Nem eu te condeno
Foram saindo um a um. Ficaram apenas os dois: a miserável e a Misericórdia. Contudo, o Senhor, depois de os ter atingido com o traço da justiça, não quis assistir à sua queda. Desviou deles o olhar e, inclinando-se para o chão, pôs-se a escrever com o dedo na terra.
Tendo a mulher ficado sozinha, depois de todos terem partido ele ergueu os olhos para ela. Ouvimos a voz da justiça, ouçamos também a da bondade. […] A mulher esperava ser punida por aquele em quem não se podia encontrar pecado. Mas ele, que havia afastado os seus inimigos com a voz da justiça, erguendo para ela os olhos da misericórdia, interrogou-a: Ninguém te condenou?

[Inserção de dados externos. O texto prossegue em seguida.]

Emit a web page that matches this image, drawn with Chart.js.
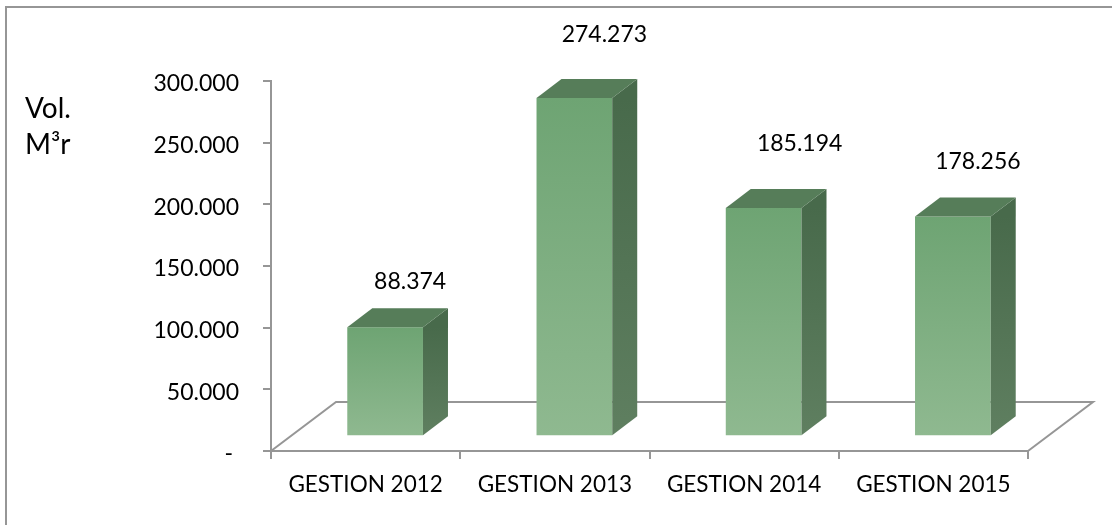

Ela respondeu: Ninguém, Senhor. Ele disse-lhe: Também eu não te condeno. Temeste ser condenada por mim porque não encontrastes pecado em mim; mas eu também não te condeno.
Como, Senhor? Então, tu favoreces os pecados? Não! É justamente o contrário. Repara no que segue: Vai e de agora em diante não tornes a pecar. O Senhor condenou, portanto, mas foi o pecado que ele condenou, não o pecador. […] Tenham, pois, atenção os que amam a bondade do Senhor, e temam a sua verdade. […] O Senhor é bom, o Senhor é lento na ira, o Senhor é misericordioso, mas o Senhor também é justo e o Senhor é cheio de verdade. Ele concede-te tempo para que te corrijas, mas tu preferes gozar esse adiamento a reformar-te. Pois bem, se ontem foste mau, sê bom hoje; se passaste este dia no mal, ao menos amanhã muda a tua conduta.
É, portanto, este o sentido destas palavras que ele dirige a esta mulher: Também eu não te condenarei, mas, tendo teu passado perdoado, tem cautela no futuro. Também eu não te condenarei, apaguei o mal que cometestes; tu, observa o que prescrevi para obteres o que prometi.